Primero cayeron las noches: las veintiuna, las veintidós, las veintitrés, esas franjas horarias intocables. Después los atardeceres, ese tramo de final del día en el que cada cual ponía en práctica sus rituales de desconexión y olvido (un whisky en el sillón, un disco en los auriculares, la lámpara de leer y el libro, la televisión en piloto automático o ese far niente que casi siempre es dulce). Después cayeron los días: el sábado inglés, más tarde el sábado entero, por fin los sagrados domingos. Ahora queda por proteger un mes, este mes, enero, o el fragmento de mes que toque, o febrero, si toca febrero; proteger, en fin, como se pueda, el tiempo de las vacaciones.

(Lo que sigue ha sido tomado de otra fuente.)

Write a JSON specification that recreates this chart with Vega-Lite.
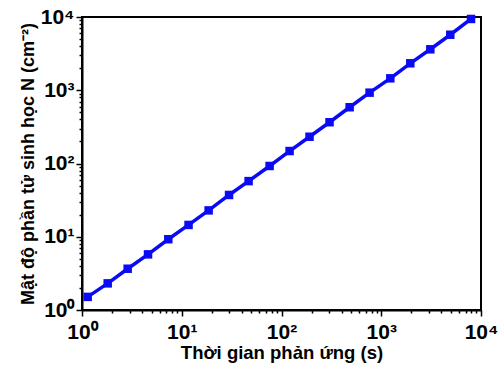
{
  "$schema": "https://vega.github.io/schema/vega-lite/v6.json",
  "width": 399,
  "height": 293,
  "autosize": "none",
  "padding": {"left": 82, "top": 17, "right": 21, "bottom": 61},
  "background": "white",
  "config": {
    "view": {"stroke": "black", "strokeWidth": 2},
    "font": "Liberation Sans"
  },
  "data": {
    "values": [
      {"t": 1.14, "N": 1.51},
      {"t": 1.81, "N": 2.31},
      {"t": 2.87, "N": 3.66},
      {"t": 4.59, "N": 5.75},
      {"t": 7.33, "N": 9.25},
      {"t": 11.7, "N": 14.5},
      {"t": 18.6, "N": 22.9},
      {"t": 29.8, "N": 37.2},
      {"t": 46.8, "N": 57.5},
      {"t": 76.0, "N": 92.5},
      {"t": 120.5, "N": 148},
      {"t": 191, "N": 232},
      {"t": 303, "N": 366},
      {"t": 482, "N": 586},
      {"t": 764, "N": 927},
      {"t": 1233, "N": 1455},
      {"t": 1955, "N": 2333},
      {"t": 3104, "N": 3622},
      {"t": 4920, "N": 5728},
      {"t": 7943, "N": 9400}
    ]
  },
  "mark": {"type": "line", "color": "#0a0af5", "strokeWidth": 3.5, "point": {"shape": "square", "size": 72, "color": "#0a0af5", "filled": true, "opacity": 1}},
  "encoding": {
    "x": {
      "field": "t",
      "type": "quantitative",
      "scale": {"type": "log", "domain": [1, 10000], "nice": false},
      "axis": {
        "title": "Thời gian phản ứng (s)",
        "titleFontSize": 18.5,
        "titleFontWeight": "bold",
        "titleColor": "black",
        "titlePadding": 1,
        "values": [1,2,3,4,5,6,7,8,9,10,20,30,40,50,60,70,80,90,100,200,300,400,500,600,700,800,900,1000,2000,3000,4000,5000,6000,7000,8000,9000,10000],
        "labelExpr": "abs(log(datum.value)/LN10 - round(log(datum.value)/LN10)) < 1e-6 ? '10' + ['⁰','¹','²','³','⁴'][round(log(datum.value)/LN10)] : ''",
        "labelOverlap": false,
        "labelFontSize": 21,
        "labelFontWeight": "bold",
        "labelColor": "black",
        "labelPadding": 5,
        "labelFlush": false,
        "tickColor": "black",
        "tickWidth": 1.5,
        "tickSize": {"condition": {"test": "abs(log(datum.value)/LN10 - round(log(datum.value)/LN10)) < 1e-6", "value": 6}, "value": 3},
        "domainColor": "black",
        "domainWidth": 2,
        "grid": false
      }
    },
    "y": {
      "field": "N",
      "type": "quantitative",
      "scale": {"type": "log", "domain": [1, 10000], "nice": false},
      "axis": {
        "title": "Mật độ phần tử sinh học N (cm⁻²)",
        "titleFontSize": 18,
        "titleFontWeight": "bold",
        "titleColor": "black",
        "titlePadding": 3,
        "values": [1,2,3,4,5,6,7,8,9,10,20,30,40,50,60,70,80,90,100,200,300,400,500,600,700,800,900,1000,2000,3000,4000,5000,6000,7000,8000,9000,10000],
        "labelExpr": "abs(log(datum.value)/LN10 - round(log(datum.value)/LN10)) < 1e-6 ? '10' + ['⁰','¹','²','³','⁴'][round(log(datum.value)/LN10)] : ''",
        "labelOverlap": false,
        "labelFontSize": 21,
        "labelFontWeight": "bold",
        "labelColor": "black",
        "labelPadding": 2,
        "labelFlush": false,
        "tickColor": "black",
        "tickWidth": 1.5,
        "tickSize": {"condition": {"test": "abs(log(datum.value)/LN10 - round(log(datum.value)/LN10)) < 1e-6", "value": 6}, "value": 3},
        "domainColor": "black",
        "domainWidth": 2,
        "grid": false
      }
    }
  }
}
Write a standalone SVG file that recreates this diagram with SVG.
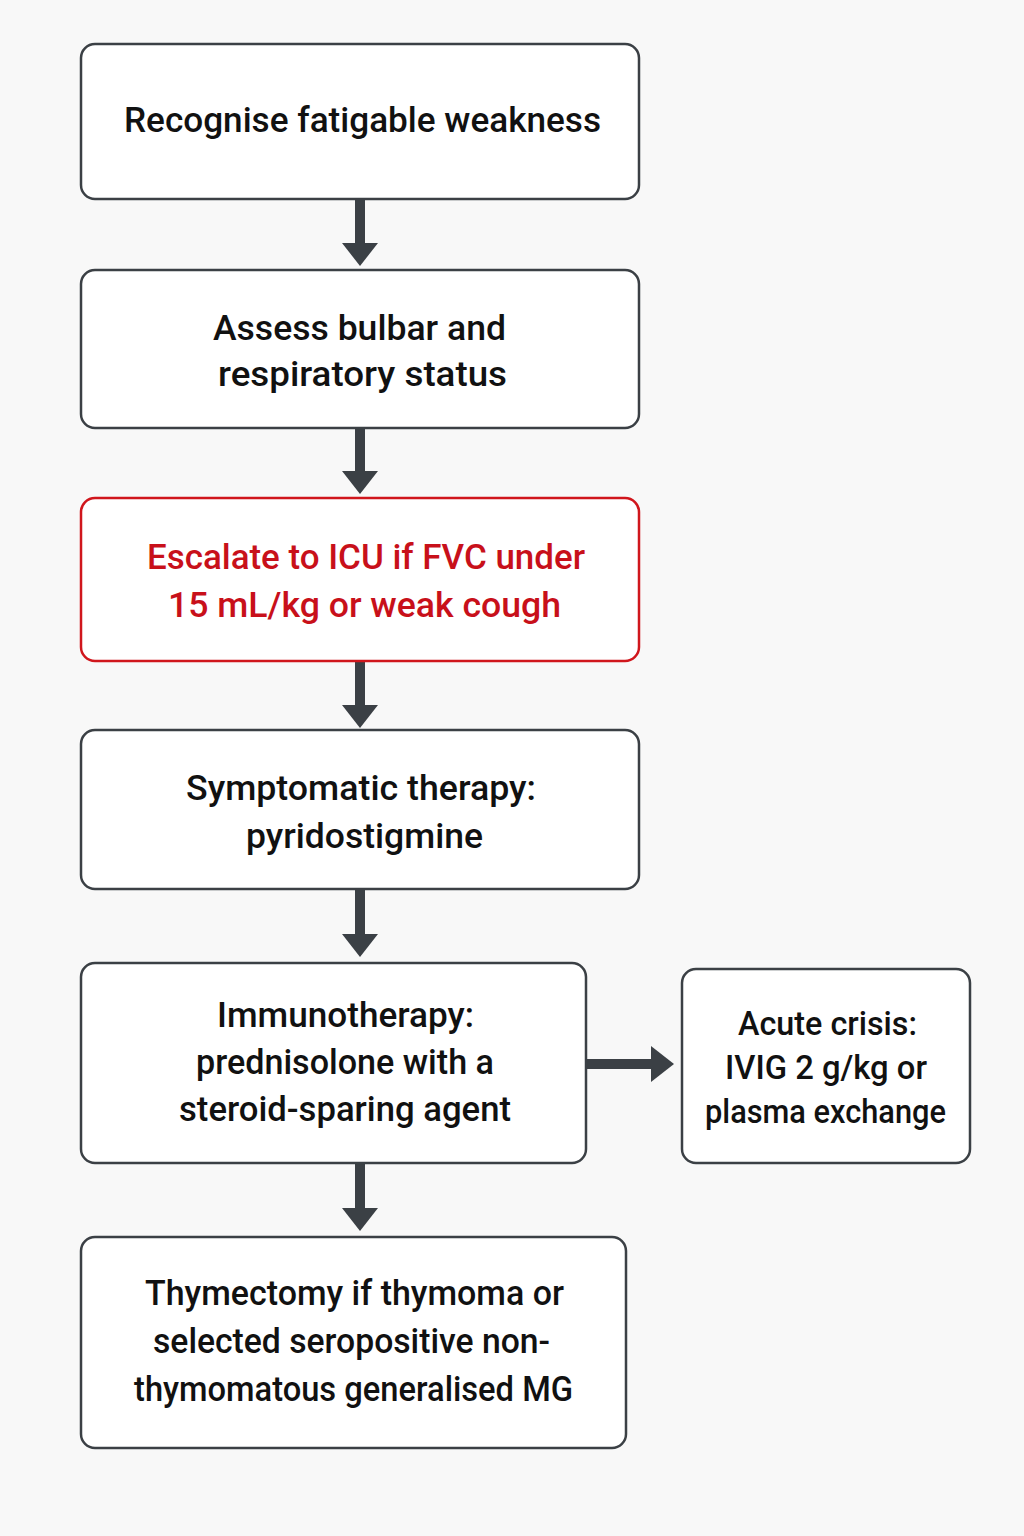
<svg xmlns="http://www.w3.org/2000/svg" width="1024" height="1536" viewBox="0 0 1024 1536">
<style>
.box{fill:#ffffff;stroke:#3b4045;stroke-width:2.5}
.red{fill:#ffffff;stroke:#d0161c;stroke-width:2.5}
.t{font-family:Roboto,"Liberation Sans",sans-serif;font-weight:500;font-size:35px;fill:#111111;text-anchor:middle}
.tr{fill:#c8101a}
.sm{font-size:33px}
.sh{fill:#3b4045}
</style>
<rect width="1024" height="1536" fill="#f8f8f8"/>
<g id="connectors">
<g class="sh">
<rect x="355" y="199" width="10" height="46"/><polygon points="342,243 378,243 360,266"/>
<rect x="355" y="428" width="10" height="45"/><polygon points="342,471 378,471 360,494"/>
<rect x="355" y="661" width="10" height="46"/><polygon points="342,705 378,705 360,728"/>
<rect x="355" y="889" width="10" height="50"/><polygon points="342,934 378,934 360,957"/>
<rect x="355" y="1163" width="10" height="48"/><polygon points="342,1208 378,1208 360,1231"/>
<rect x="586" y="1059" width="67" height="10"/><polygon points="651,1046 651,1082 674,1064"/>
</g>
</g>
<g id="n1"><rect class="box" x="81" y="44" width="558" height="155" rx="14"/>
<text class="t" x="362.5" y="132" textLength="477" lengthAdjust="spacingAndGlyphs">Recognise fatigable weakness</text></g>
<g id="n2"><rect class="box" x="81" y="270" width="558" height="158" rx="14"/>
<text class="t" x="359.5" y="340" textLength="293" lengthAdjust="spacingAndGlyphs">Assess bulbar and</text>
<text class="t" x="362.5" y="386" textLength="289" lengthAdjust="spacingAndGlyphs">respiratory status</text></g>
<g id="n3"><rect class="red" x="81" y="498" width="558" height="163" rx="14"/>
<text class="t tr" x="366" y="569" textLength="438" lengthAdjust="spacingAndGlyphs">Escalate to ICU if FVC under</text>
<text class="t tr" x="364.5" y="617" textLength="393" lengthAdjust="spacingAndGlyphs">15 mL/kg or weak cough</text></g>
<g id="n4"><rect class="box" x="81" y="730" width="558" height="159" rx="14"/>
<text class="t" x="361" y="800" textLength="350" lengthAdjust="spacingAndGlyphs">Symptomatic therapy:</text>
<text class="t" x="364.5" y="848" textLength="237" lengthAdjust="spacingAndGlyphs">pyridostigmine</text></g>
<g id="n5"><rect class="box" x="81" y="963" width="505" height="200" rx="14"/>
<text class="t" x="345.5" y="1027" textLength="257" lengthAdjust="spacingAndGlyphs">Immunotherapy:</text>
<text class="t" x="345" y="1074" textLength="298" lengthAdjust="spacingAndGlyphs">prednisolone with a</text>
<text class="t" x="345" y="1121" textLength="332" lengthAdjust="spacingAndGlyphs">steroid-sparing agent</text></g>
<g id="n6"><rect class="box" x="682" y="969" width="288" height="194" rx="14"/>
<text class="t sm" x="827.5" y="1035" textLength="179" lengthAdjust="spacingAndGlyphs">Acute crisis:</text>
<text class="t sm" x="826" y="1079" textLength="202" lengthAdjust="spacingAndGlyphs">IVIG 2 g/kg or</text>
<text class="t sm" x="825.5" y="1123" textLength="241" lengthAdjust="spacingAndGlyphs">plasma exchange</text></g>
<g id="n7"><rect class="box" x="81" y="1237" width="545" height="211" rx="14"/>
<text class="t" x="354.5" y="1305" textLength="419" lengthAdjust="spacingAndGlyphs">Thymectomy if thymoma or</text>
<text class="t" x="351.5" y="1353" textLength="397" lengthAdjust="spacingAndGlyphs">selected seropositive non-</text>
<text class="t" x="353.5" y="1401" textLength="439" lengthAdjust="spacingAndGlyphs">thymomatous generalised MG</text></g>
</svg>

La separación entre tiempo de trabajo y tiempo de ocio se diluye cada vez más, porque el trabajo (asumiendo diferentes formas) se expande y tiende a conquistarlo todo. Sabemos (lo sabemos por Marx) que en un mundo de explotación laboral, el tiempo de descanso es funcional a esa misma explotación; y sabemos (lo sabemos por Adorno) de qué forma la industria del entretenimiento prolongó sus mecanismos en un plano cultural e ideológico, en las horas de esparcimiento. Pero ahora parece haber entrado en crisis hasta esa lábil escisión temporal, la del trabajo y la del ocio. La frontera tambalea. Tambalea o ya cayó.
Ya casi no hay tiempo o escena que estén de veras protegidos de la intromisión de los asuntos de trabajo. Una consulta puntual, una propuesta sugerida, un cronograma que se anticipa, un recordatorio por las dudas, una mención, una alusión, una referencia eventualmente difusa o un reclamo perentorio: lo mismo da. Puede tratarse de algún asunto urgente, acuciante, impostergable, o bien de un requerimiento a responder “cuando puedas”. No importa: el daño ya está hecho (y hasta podría resultar más tolerable lo primero, ya que no podía esperar). Porque lo que nuestro descanso en verdad precisa es el olvido total de que nuestro trabajo existe, un refugio de amnesia absoluta que permita que ni pensemos, por un tiempo, en el asunto al que nos dedicamos, en el aspecto del lugar donde lo hacemos, en los nombres y las caras y hasta la existencia misma de nuestros compañeros, aun si los queremos.
Hoy ofrecemos demasiados flancos (Twitter, Facebook, Instagram, WhatsApp) por donde las demandas pueden filtrarse y llegarnos. Podemos no responder, es cierto; pero es difícil que no nos enteremos de que esa demanda llegó. Y la paz que queremos procurarnos bajo el formato tradicional de las vacaciones requiere no solamente que no respondamos, sino además que no nos enteremos, que no sepamos, que no recordemos que ese trabajo que ahora no estamos haciendo y ese mundo (oficina, colegio, redacción, facultad, negocio, consultorio, etc.) del que nos hemos apartado, siguen existiendo por su cuenta y tarde o temprano tendremos que volver a ellos. Con los viejos teléfonos (que algunos perciben, no sé por qué, como más invasivos) las cosas se resolvían mejor: una llamada que no se atendía, o que daba una y otra vez ocupado, dejaba la demanda pendiente del lado del que la dirigía; ahora la descargan sin más en nuestro correo o en nuestra página o en una grabación monológica y, contestemos o no contestemos, nos hagamos o no nos hagamos cargo, esa demanda ha quedado de hecho de nuestro lado: pendiente, pero para nosotros. Incluso el recurso de la respuesta automática (“out of office”, etc.) puede ser insuficiente. Nada garantiza que, entre los comentarios esperables para una foto de un atardecer comiendo choclo en la playa, o para un posteo personal sobre las fatigas impensadas de un trekking que se anunciaba como soft, irrumpan como si nada impensados mensajes de trabajo (“perdón que te joda, pero”, “ya sé que estás de viaje, pero”, “estamos en enero, pero”, y otras formas del incordio con sus correspondientes “pero”).
Ya cayeron, desde hace mucho, las noches, las madrugadas, el tiempo de estar tranquilos en casa, los sábados, los domingos. ¿Terminará cayendo enero también? Recuerdo ahora ese breve texto escrito por Paul Laffargue: El derecho a la pereza. Cuando lo leí por primera vez, en la edición de Galerna, no reparé en su traductor: un tal “W. Noriega”. Fue Patricio Rago el que hace poco me hizo notar que el traductor no era otro que Juan José Saer, y eso solo hizo que el libro me resultara más valioso todavía.